It is easy for someone trying to learn how to fish for salmon to feel overwhelmed and confused by the variety of species, not to mention the multitude of options and equipment decisions. The author hopes to shed some light on both how to use the specialized salmon equipment and how to use regular fishing equipment to effectively catch salmon.

Salmon are anadramous, which means that they are capable of living in both saltwater and freshwater. The typical salmon life cycle begins and ends with spawning in a freshwater river. The females swish their tails over gravel to carve out small indentations in the river bottom known as redds. They pair up with males and lay their eggs in the redd, which are then fertilized by milt from the male. The eggs are not guarded or attended by either parent. They will roll and bounce downstream until they hatch in 70 to 200 days. The young hatch and are entirely on their own, but quickly form schools of the same age class for safety in numbers and remain in those schools until they die. As they mature, the growing salmon make their way downstream to the ocean (with a few exceptions of landlocked species that spend their lives entirely in freshwater). The salmon will then grow to full sexual maturity in saltwater (or a large lake if landlocked), then travel distances that may reach thousands of miles to return to the same stream where their lives began to spawn. This is one of the miracles of instinct and is a subject of ongoing scientific research. Before they spawn, most salmon feed heavily to fatten up, since they will eat little or nothing once they enter a river and begin their spawning run. The rigors of running upstream and spawning will eventually leave them completely exhausted, and their bodies and flesh will often begin to deteriorate before they reach their destination.

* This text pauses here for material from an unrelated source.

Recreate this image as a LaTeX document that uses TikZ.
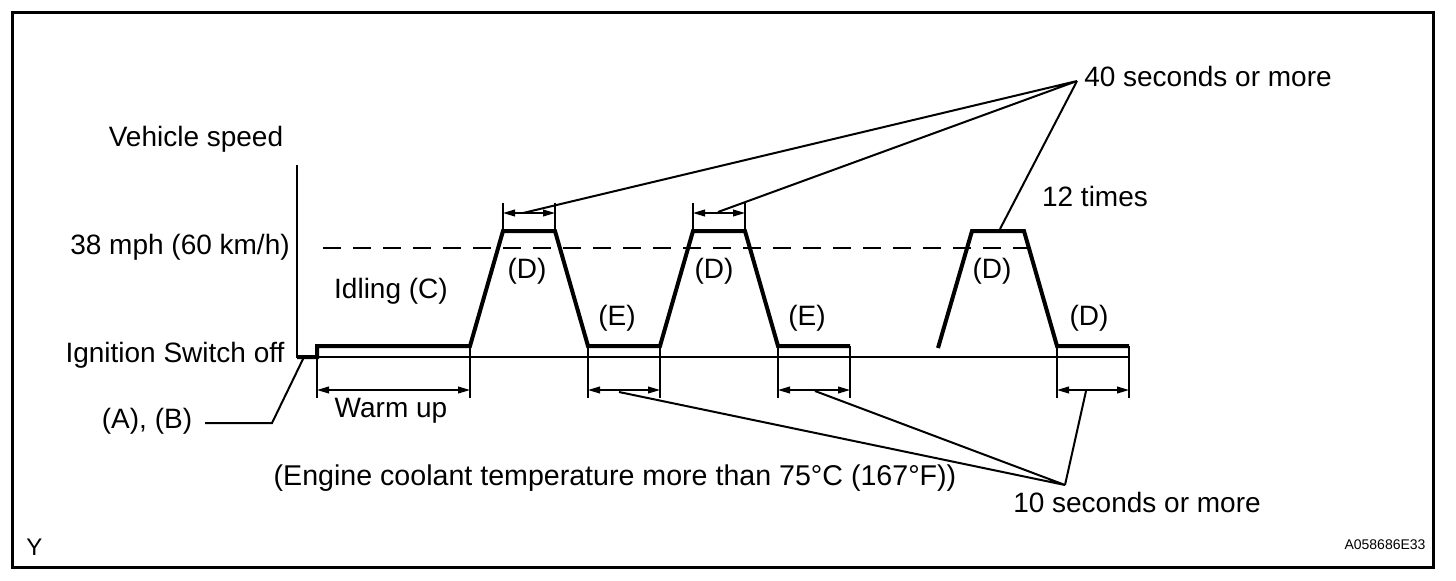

Atlantic salmon are one of the few species that can spawn multiple times over several seasons before they die, so they are also one of the few species that continue to eat as they make their freshwater spawning runs. Consequently, Atlantic salmon fishing techniques are very different from those discussed in this article. Anglers tend to fish for Atlantics in freshwater rivers or river mouths during the spawning runs, casting brightly-colored wet flies and streamers, a variety of spoons and salmon plugs, or even live bait from shore or from small boats. However, this article focuses more on the Pacific salmon species and techniques, including salmon that have become landlocked by transplantation (such as silver salmon in the Great Lakes) or due to modern dams.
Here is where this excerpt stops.